## What is asked
Find each line with the string "matplotlib" and report it.

## Begin

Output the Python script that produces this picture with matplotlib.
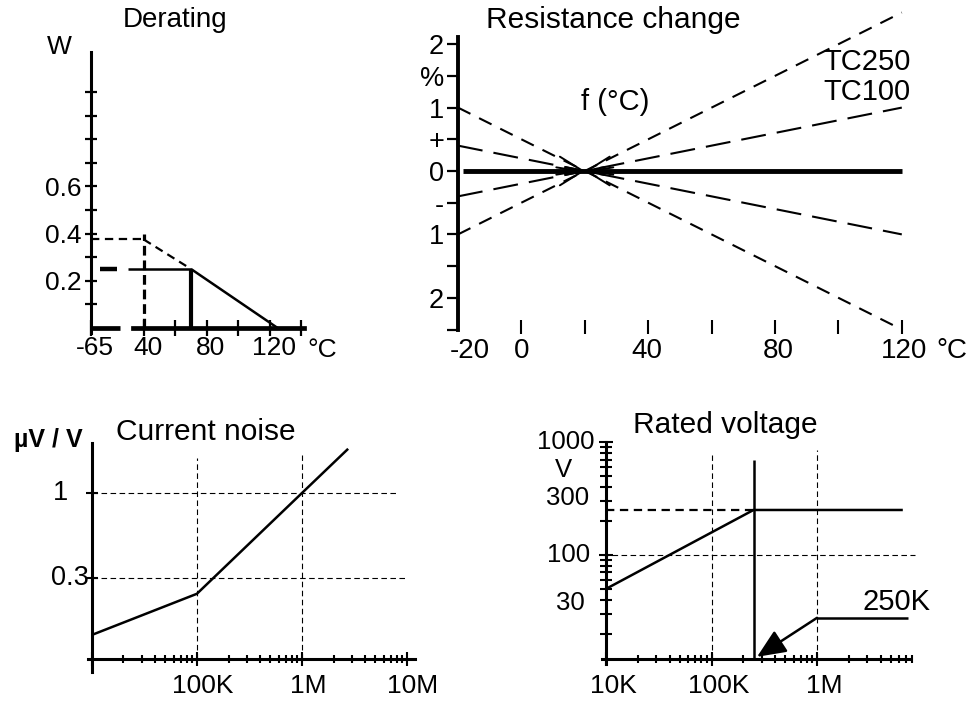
import matplotlib
matplotlib.use("Agg")
import matplotlib.pyplot as plt
import matplotlib.transforms as mtransforms
from matplotlib.ticker import LogLocator, NullFormatter, NullLocator

plt.rcParams['font.family'] = ['Liberation Sans', 'DejaVu Sans']
plt.rcParams['lines.scale_dashes'] = False
plt.rcParams['lines.solid_capstyle'] = 'butt'
plt.rcParams['lines.dash_capstyle'] = 'butt'

W, H = 972, 709

# Derating (W vs degC), x axis is broken: its left end is labelled -65
axis_start = 6.5
derate_temp = [70, 125]
derate_power = [0.25, 0.0]
ext_temp = [40, 70]
ext_power = [0.375, 0.25]
rated_temp = 70
rated_power = 0.25
ext_rated_temp = 40
ext_rated_power = 0.375
derate_xticks = [axis_start, 40, 60, 80, 100, 120, 140]
derate_xlabels = ["-65", "40", "", "80", "", "120", ""]
derate_yticks = [0.1, 0.2, 0.3, 0.4, 0.5, 0.6, 0.7, 0.8, 0.9, 1.0]
derate_ylabels = ["", "0.2", "", "0.4", "", "0.6", "", "", "", ""]

# Resistance change (% vs degC)
rc_temp = [-20, 120]
tc250_up = [-1.0, 2.5]
tc250_down = [1.0, -2.5]
tc100_up = [-0.4, 1.0]
tc100_down = [0.4, -1.0]
ref_temp = 20
rc_yticks = [2, 1.5, 1, 0.5, 0, -0.5, -1, -1.5, -2, -2.5]
rc_ylabels = ["2", "%", "1", "+", "0", "-", "1", "", "2", ""]
rc_xticks = [0, 20, 40, 60, 80, 100, 120]

# Current noise (uV/V vs resistance)
noise_res = [1e4, 1e5, 1e6, 2.75e6]
noise_val = [0.134, 0.24, 1.0, 1.87]
noise_xticks = [1e4, 1e5, 1e6, 1e7]
noise_xlabels = ["", "100K", "1M", "10M"]

# Rated voltage (V vs resistance)
volt_res = [1e4, 2.5e5, 6.5e6]
volt_val = [50, 250, 250]
limit_res = 2.5e5
volt_xticks = [1e4, 1e5, 1e6]
volt_xlabels = ["10K", "100K", "1M"]

fig = plt.figure(figsize=(W / 100, H / 100), dpi=100)


def px_axes(l, t, r, b):
    ax = fig.add_axes([l / W, 1 - b / H, (r - l) / W, (b - t) / H])
    ax.patch.set_visible(False)
    ax.spines[['top', 'right']].set_visible(False)
    return ax


def label(x, y, s, size=19, **kw):
    fig.text(x / W, 1 - y / H, s, ha=kw.pop('ha', 'center'), va='center', fontsize=size, **kw)


def shift_labels(ax, dx):
    off = mtransforms.ScaledTranslation(dx / 100, 0, fig.dpi_scale_trans)
    for t in ax.get_xticklabels():
        t.set_transform(t.get_transform() + off)


# ---------------- Derating ----------------
ax1 = px_axes(91, 328 - 1.2 * 236, 91 + 143.5 * 1.575, 328 + 0.04 * 236)
ax1.set_xlim(axis_start, 150)
ax1.set_ylim(-0.04, 1.2)
ax1.spines['left'].set_bounds(-0.02, 1.17)
ax1.spines['left'].set_linewidth(2.2)
ax1.spines['bottom'].set_position(('data', 0))
ax1.spines['bottom'].set_bounds(33, 142)
ax1.spines['bottom'].set_linewidth(3.4)
ax1.plot([axis_start, 25], [0, 0], color='k', lw=3.4, clip_on=False)
ax1.set_xticks(derate_xticks, derate_xlabels)
ax1.set_yticks(derate_yticks, derate_ylabels)
ax1.tick_params(axis='x', direction='inout', length=11, width=1.6, labelsize=19, pad=0)
ax1.tick_params(axis='y', direction='inout', length=9, width=1.6, labelsize=19, pad=2)
shift_labels(ax1, 4)

ax1.plot(derate_temp, derate_power, color='k', lw=1.8)
ax1.plot([rated_temp, rated_temp], [0, rated_power], color='k', lw=3)
ax1.plot([30, rated_temp], [rated_power, rated_power], color='k', lw=1.8)
ax1.plot([12, 23], [rated_power, rated_power], color='k', lw=3.2)
ax1.plot([axis_start, ext_rated_temp], [ext_rated_power, ext_rated_power], color='k', lw=1.6, ls=(0, (6, 4)))
ax1.plot([ext_rated_temp, ext_rated_temp], [0, 0.4], color='k', lw=2.3, ls=(0, (7, 3.5)))
ax1.plot(ext_temp, ext_power, color='k', lw=1.6, ls=(0, (6, 4)))

label(175, 20, "Derating", size=20)
label(59, 47, "W", size=19)
label(322, 350, "°C", size=19)

# ---------------- Resistance change ----------------
ax2 = px_axes(458, 171 - 2.7 * 63.4, 458 + 145 * 3.17, 171 + 2.65 * 63.4)
ax2.set_xlim(-20, 125)
ax2.set_ylim(-2.65, 2.7)
ax2.spines['left'].set_bounds(-2.5, 2.11)
ax2.spines['left'].set_linewidth(2.8)
ax2.spines['bottom'].set_position(('data', -2.453))
ax2.spines['bottom'].set_color('none')
ax2.set_xticks(rc_xticks)
ax2.set_yticks(rc_yticks, rc_ylabels)
ax2.tick_params(axis='x', direction='inout', length=9.5, width=1.5, labelbottom=False)
ax2.tick_params(axis='y', direction='out', length=8, width=1.6, labelsize=19.5, pad=2)

ax2.plot([-18.5, 120], [0, 0], color='k', lw=3.5)
ax2.plot(rc_temp, tc250_up, color='k', lw=1.5, ls=(0, (10, 7)), clip_on=False)
ax2.plot(rc_temp, tc250_down, color='k', lw=1.5, ls=(0, (10, 7)), clip_on=False)
ax2.plot(rc_temp, tc100_up, color='k', lw=1.5, ls=(0, (18, 8)))
ax2.plot(rc_temp, tc100_down, color='k', lw=1.5, ls=(0, (18, 8)))
for sx, sy in [(14, -0.06), (14, 0.06), (26, 0.06), (26, -0.06)]:
    ax2.annotate("", xy=(ref_temp, 0), xytext=(sx, sy),
                 arrowprops=dict(arrowstyle='->,head_length=0.8,head_width=0.3',
                                 lw=1.4, color='k', shrinkA=0, shrinkB=0, mutation_scale=22))

ax2.text(29.5, 1.09, "f (°C)", ha='center', va='center', fontsize=21)
ax2.text(109, 1.72, "TC250", ha='center', va='center', fontsize=21)
ax2.text(109, 1.25, "TC100", ha='center', va='center', fontsize=21)
for x, s in [(-16.2, "-20"), (0, "0"), (39.6, "40"), (81, "80"), (120.7, "120")]:
    ax2.text(x, -2.84, s, ha='center', va='center', fontsize=20)
ax2.text(135.8, -2.84, "°C", ha='center', va='center', fontsize=20)
label(613, 20, "Resistance change", size=21.5)

# ---------------- Current noise ----------------
ax3 = px_axes(88, 443, 415, 672)
ax3.set_xscale('log')
ax3.set_yscale('log')
ax3.set_xlim(9.2e3, 1.19e7)
ax3.set_ylim(0.0793, 2.03)
ax3.spines['left'].set_position(('data', 1e4))
ax3.spines['bottom'].set_position(('data', 0.0953))
ax3.spines['left'].set_linewidth(2.2)
ax3.spines['bottom'].set_linewidth(2.2)
ax3.set_xticks(noise_xticks, noise_xlabels)
ax3.xaxis.set_minor_locator(LogLocator(base=10, subs=(2, 3, 4, 5, 6, 7, 8, 9)))
ax3.xaxis.set_minor_formatter(NullFormatter())
ax3.set_yticks([0.3, 1], ["", ""])
ax3.yaxis.set_minor_locator(NullLocator())
ax3.tick_params(axis='x', which='major', direction='inout', length=10, width=1.5, labelsize=19, pad=6)
ax3.tick_params(axis='x', which='minor', direction='inout', length=6, width=1.5)
ax3.tick_params(axis='y', direction='inout', length=9, width=1.5)
shift_labels(ax3, 6)

grid = dict(color='k', lw=0.8, ls=(0, (4, 2.5)))
ax3.plot([1e4, 8.2e6], [1, 1], **grid)
ax3.plot([1e4, 9.5e6], [0.3, 0.3], **grid)
ax3.plot([1e5, 1e5], [0.0953, 1.64], **grid)
ax3.plot([1e6, 1e6], [0.0953, 1.71], **grid)
ax3.plot(noise_res, noise_val, color='k', lw=1.8)

label(60, 493, "1", size=19.5)
label(70, 578, "0.3", size=19.5)
label(48, 440, "µV / V", size=18, fontweight='bold')
label(206, 432, "Current noise", size=21.5)

# ---------------- Rated voltage ----------------
ax4 = px_axes(602, 440, 916, 664)
ax4.set_xscale('log')
ax4.set_yscale('log')
ax4.set_xlim(9.16e3, 8.67e6)
ax4.set_ylim(10.8, 1042)
ax4.spines['left'].set_position(('data', 1e4))
ax4.spines['left'].set_bounds(10.8, 1000)
ax4.spines['bottom'].set_position(('data', 12.0))
ax4.spines['bottom'].set_bounds(9.16e3, 7.6e6)
ax4.spines['left'].set_linewidth(2.2)
ax4.spines['bottom'].set_linewidth(2.2)
ax4.set_xticks(volt_xticks, volt_xlabels)
ax4.xaxis.set_minor_locator(LogLocator(base=10, subs=(2, 3, 4, 5, 6, 7, 8, 9)))
ax4.xaxis.set_minor_formatter(NullFormatter())
ax4.set_yticks([100, 1000], ["", ""])
ax4.yaxis.set_minor_locator(LogLocator(base=10, subs=(2, 3, 4, 5, 6, 7, 8, 9)))
ax4.yaxis.set_minor_formatter(NullFormatter())
ax4.tick_params(axis='x', which='major', direction='inout', length=10, width=1.5, labelsize=19, pad=6)
ax4.tick_params(axis='x', which='minor', direction='inout', length=6, width=1.5)
ax4.tick_params(axis='y', which='major', direction='inout', length=10, width=1.5)
ax4.tick_params(axis='y', which='minor', direction='inout', length=8, width=1.5)
shift_labels(ax4, 7)

ax4.plot([1e5, 1e5], [12.0, 767], **grid)
ax4.plot([1e6, 1e6], [12.0, 851], **grid)
ax4.plot([9.3e3, 8.5e6], [100, 100], **grid)
ax4.plot([1e4, limit_res], [250, 250], color='k', lw=1.6, ls=(0, (6, 4)))
ax4.plot(volt_res, volt_val, color='k', lw=1.8)
ax4.plot([limit_res, limit_res], [12.0, 690], color='k', lw=1.8)
ax4.plot([1e6, 7.3e6], [27.7, 27.7], color='k', lw=1.8)
ax4.annotate("", xy=(2.7e5, 12.5), xytext=(1e6, 27.7),
             arrowprops=dict(arrowstyle='-|>,head_length=0.8,head_width=0.35',
                             lw=1.8, color='k', shrinkA=0, shrinkB=0, mutation_scale=22))
ax4.text(5.7e6, 38.4, "250K", ha='center', va='center', fontsize=21)

label(566, 442, "1000", size=18.5)
label(563, 470, "V", size=18.5)
label(568, 498, "300", size=18.5)
label(569, 555, "100", size=18.5)
label(570, 603, "30", size=18.5)
label(725, 425, "Rated voltage", size=21.5)

fig.savefig("out.png", dpi=100)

## End

## Answer to the task
Output the Python script that produces this picture with matplotlib.
import matplotlib
matplotlib.use("Agg")
import matplotlib.pyplot as plt
import matplotlib.transforms as mtransforms
from matplotlib.ticker import LogLocator, NullFormatter, NullLocator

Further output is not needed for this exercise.